Retype, please, the listing from its opening line through the line that contains "const rightLineY = [0, 2376];", both included, without the pictures.

Collected material
○ ○ ○ ○ ○ ○ ○

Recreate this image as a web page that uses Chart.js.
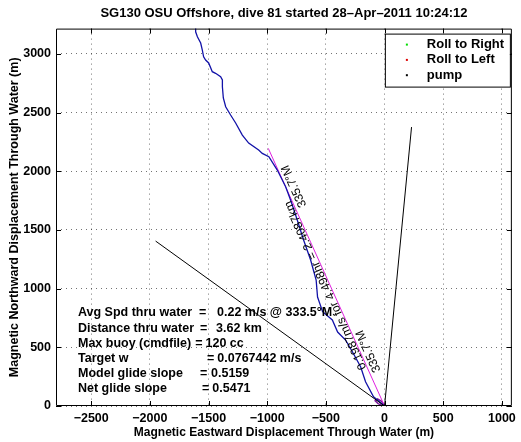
<!DOCTYPE html>
<html><head><meta charset="utf-8">
<script src="https://cdn.jsdelivr.net/npm/chart.js@4.4.0/dist/chart.umd.min.js"></script>
<style>html,body{margin:0;padding:0;background:#fff;}</style>
</head><body>
<canvas id="c" width="521" height="442"></canvas>
<script>
// ---------------- data ----------------
const xTicks = [-2500, -2000, -1500, -1000, -500, 0, 500, 1000];
const yTicks = [0, 500, 1000, 1500, 2000, 2500, 3000];

const trackX = [0, -94, -162, -204, -273, -332, -400, -445, -528, -571, -583, -630, -690, -744, -801, -843, -914, -986, -1042, -1073, -1158, -1212, -1269, -1312, -1354, -1374, -1382, -1382, -1397, -1440, -1468, -1499, -1525, -1542, -1553, -1567, -1595, -1610, -1610];
const trackY = [0, 79, 207, 335, 460, 562, 630, 733, 803, 928, 1073, 1244, 1414, 1584, 1755, 1868, 2010, 2124, 2152, 2181, 2240, 2308, 2411, 2479, 2549, 2624, 2720, 2777, 2805, 2834, 2848, 2922, 2947, 2975, 3032, 3092, 3146, 3188, 3231];

const bearingX = [0, -991];
const bearingY = [0, 2195];

const leftLineX = [0, -1951];
const leftLineY = [0, 1405];
const rightLineX = [0, 230];
const rightLineY = [0, 2376];

const startLoopX = [0, -25, -60, -80, -55, -20, 0];
const startLoopY = [0, 40, 60, 45, 20, 5, 0];

const legendLabels = ['Roll to Right', 'Roll to Left', 'pump'];
const legendColors = ['#00dd00', '#dd0000', '#000000'];

const statLabels = ['Avg Spd thru water', 'Distance thru water', 'Max buoy (cmdfile)', 'Target w', 'Model glide slope', 'Net glide slope'];
const statValues = ['0.22 m/s @ 333.5\u00b0M', '3.62 km', '120 cc', '0.0767442 m/s', '0.5159', '0.5471'];

const bearingText = '335.7\u00b0M';
const speedText = '0.1987m/s for 4.498hr = 2.4087km';

const titleText = 'SG130 OSU Offshore, dive 81 started 28\u2013Apr\u20132011 10:24:12';
const xTitle = 'Magnetic Eastward Displacement Through Water (m)';
const yTitle = 'Magnetic Northward Displacement Through Water (m)';

// ---------------- helpers ----------------
const FONT = "'Liberation Sans', Arial, Helvetica, sans-serif";
const pts = (xs, ys) => xs.map((x, i) => ({x: x, y: ys[i]}));
const fmt = v => (v < 0 ? '\u2212' + Math.abs(v) : '' + v);

// layout (pixels, not data)
const statRowOffsets = [-93, -77, -62, -47, -32, -17];
const statCols = [
  [22, 143, 161],
  [22, 144, 160],
  [22, 127, 137],
  [22, 151, 161],
  [22, 144, 155],
  [22, 146, 156]
];

const framePlugin = {
  id: 'frame',
  afterDatasetsDraw(chart) {
    const {ctx, chartArea: a, scales} = chart;
    ctx.save();
    ctx.strokeStyle = '#000';
    ctx.lineWidth = 1;
    ctx.beginPath();
    ctx.rect(a.left + 0.5, a.top + 0.5, a.right - a.left - 1, a.bottom - a.top - 1);
    ctx.stroke();
    const tl = 5;
    ctx.beginPath();
    xTicks.forEach(v => {
      const px = Math.round(scales.x.getPixelForValue(v)) + 0.5;
      ctx.moveTo(px, a.bottom); ctx.lineTo(px, a.bottom - tl);
      ctx.moveTo(px, a.top); ctx.lineTo(px, a.top + tl);
    });
    yTicks.forEach(v => {
      const py = Math.round(scales.y.getPixelForValue(v)) + 0.5;
      ctx.moveTo(a.left, py); ctx.lineTo(a.left + tl, py);
      ctx.moveTo(a.right, py); ctx.lineTo(a.right - tl, py);
    });
    ctx.stroke();

    // labels along bearing line
    const xs = scales.x, ys = scales.y;
    const p0 = {x: xs.getPixelForValue(bearingX[0]), y: ys.getPixelForValue(bearingY[0])};
    const p1 = {x: xs.getPixelForValue(bearingX[1]), y: ys.getPixelForValue(bearingY[1])};
    const dx = p1.x - p0.x, dy = p1.y - p0.y;
    const len = Math.hypot(dx, dy);
    const ux = dx / len, uy = dy / len;
    const nx = -uy, ny = ux;
    const ang = Math.atan2(dy, dx);
    const lbls = [
      {text: bearingText, t: 0.2, off: 8},
      {text: bearingText, t: 0.84, off: 8},
      {text: speedText, t: 0.475, off: -4}
    ];
    ctx.fillStyle = '#000';
    ctx.font = '12px ' + FONT;
    ctx.textAlign = 'center';
    ctx.textBaseline = 'middle';
    lbls.forEach(l => {
      const px = p0.x + dx * l.t + nx * l.off;
      const py = p0.y + dy * l.t + ny * l.off;
      ctx.save();
      ctx.translate(px, py);
      ctx.rotate(ang);
      ctx.fillText(l.text, 0, 0);
      ctx.restore();
    });

    // stats text block
    ctx.font = 'bold 12.5px ' + FONT;
    ctx.textAlign = 'left';
    ctx.textBaseline = 'middle';
    statLabels.forEach((s, i) => {
      const y = a.bottom + statRowOffsets[i];
      const c = statCols[i];
      const x0 = a.left + c[0];
      const endLbl = x0 + ctx.measureText(s).width;
      const xEq = Math.max(a.left + c[1], endLbl + 4);
      const xVal = Math.max(a.left + c[2], xEq + ctx.measureText('=').width + 3);
      ctx.fillText(s, x0, y);
      ctx.fillText('=', xEq, y);
      ctx.fillText(statValues[i], xVal, y);
    });

    // legend box
    const bw = 125, bh = 53;
    const bx = a.right - 2 - bw, by = a.top + 5;
    ctx.fillStyle = '#fff';
    ctx.fillRect(bx, by, bw, bh);
    ctx.strokeStyle = '#000';
    ctx.strokeRect(bx + 0.5, by + 0.5, bw, bh);
    ctx.font = 'bold 13px ' + FONT;
    legendLabels.forEach((t, i) => {
      const yy = by + 11 + i * 15.3;
      ctx.fillStyle = legendColors[i];
      ctx.fillRect(bx + 21, yy - 1, 2, 2);
      ctx.fillStyle = '#000';
      ctx.fillText(t, bx + 42, yy);
    });
    ctx.restore();
  }
};

new Chart(document.getElementById('c'), {
  type: 'scatter',
  data: {
    datasets: [
      {label: 'current left', data: pts(leftLineX, leftLineY), showLine: true, borderColor: '#000', borderWidth: 1, pointRadius: 0},
      {label: 'current right', data: pts(rightLineX, rightLineY), showLine: true, borderColor: '#000', borderWidth: 1, pointRadius: 0},
      {label: 'track', data: pts(trackX, trackY), showLine: true, borderColor: '#1212a8', borderWidth: 1.3, pointRadius: 0, tension: 0},
      {label: 'bearing', data: pts(bearingX, bearingY), showLine: true, borderColor: '#e020e0', borderWidth: 1, pointRadius: 0},
      {label: 'start', data: pts(startLoopX, startLoopY), showLine: true, borderColor: '#7a1a9a', borderWidth: 1.5, pointRadius: 0},
      {label: legendLabels[0], data: [], pointRadius: 1, backgroundColor: legendColors[0]},
      {label: legendLabels[1], data: [], pointRadius: 1, backgroundColor: legendColors[1]},
      {label: legendLabels[2], data: [], pointRadius: 1, backgroundColor: legendColors[2]}
    ]
  },
  options: {
    responsive: false,
    animation: false,
    devicePixelRatio: 1,
    layout: {padding: {left: 0, right: 9, top: 0, bottom: 0}},
    plugins: {
      legend: {display: false},
      tooltip: {enabled: false},
      title: {display: true, fullSize: false, text: titleText, color: '#000', font: {family: FONT, size: 13, weight: 'bold'}, padding: {top: 6, bottom: 7}}
    },
    scales: {
      x: {
        type: 'linear', min: -2800, max: 1085,
        afterBuildTicks: s => { s.ticks = xTicks.map(v => ({value: v})); },
        afterFit: s => { s.height = 36; },
        grid: {color: 'rgba(0,0,0,0.55)', lineWidth: 1, drawTicks: false},
        border: {display: false, dash: [1, 4]},
        ticks: {color: '#000', font: {family: FONT, size: 12.5, weight: 'bold'}, padding: 5, maxRotation: 0, autoSkip: false, callback: v => fmt(v)},
        title: {display: true, text: xTitle, color: '#000', font: {family: FONT, size: 12, weight: 'bold'}, padding: {top: 0, bottom: 2}}
      },
      y: {
        type: 'linear', min: 0, max: 3215,
        afterBuildTicks: s => { s.ticks = yTicks.map(v => ({value: v})); },
        afterFit: s => { s.width = 56; },
        grid: {color: 'rgba(0,0,0,0.55)', lineWidth: 1, drawTicks: false},
        border: {display: false, dash: [1, 4]},
        ticks: {color: '#000', font: {family: FONT, size: 12.5, weight: 'bold'}, padding: 5, autoSkip: false, callback: v => fmt(v)},
        title: {display: true, text: yTitle, color: '#000', font: {family: FONT, size: 12.5, weight: 'bold'}, padding: {top: 7, bottom: 0}}
      }
    }
  },
  plugins: [framePlugin]
});
</script>
</body></html>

○ ○ ○ ○ ○ ○ ○

Solution for this task
Recreate this image as a web page that uses Chart.js.
<!DOCTYPE html>
<html><head><meta charset="utf-8">
<script src="https://cdn.jsdelivr.net/npm/chart.js@4.4.0/dist/chart.umd.min.js"></script>
<style>html,body{margin:0;padding:0;background:#fff;}</style>
</head><body>
<canvas id="c" width="521" height="442"></canvas>
<script>
// ---------------- data ----------------
const xTicks = [-2500, -2000, -1500, -1000, -500, 0, 500, 1000];
const yTicks = [0, 500, 1000, 1500, 2000, 2500, 3000];

const trackX = [0, -94, -162, -204, -273, -332, -400, -445, -528, -571, -583, -630, -690, -744, -801, -843, -914, -986, -1042, -1073, -1158, -1212, -1269, -1312, -1354, -1374, -1382, -1382, -1397, -1440, -1468, -1499, -1525, -1542, -1553, -1567, -1595, -1610, -1610];
const trackY = [0, 79, 207, 335, 460, 562, 630, 733, 803, 928, 1073, 1244, 1414, 1584, 1755, 1868, 2010, 2124, 2152, 2181, 2240, 2308, 2411, 2479, 2549, 2624, 2720, 2777, 2805, 2834, 2848, 2922, 2947, 2975, 3032, 3092, 3146, 3188, 3231];

const bearingX = [0, -991];
const bearingY = [0, 2195];

const leftLineX = [0, -1951];
const leftLineY = [0, 1405];
const rightLineX = [0, 230];
const rightLineY = [0, 2376];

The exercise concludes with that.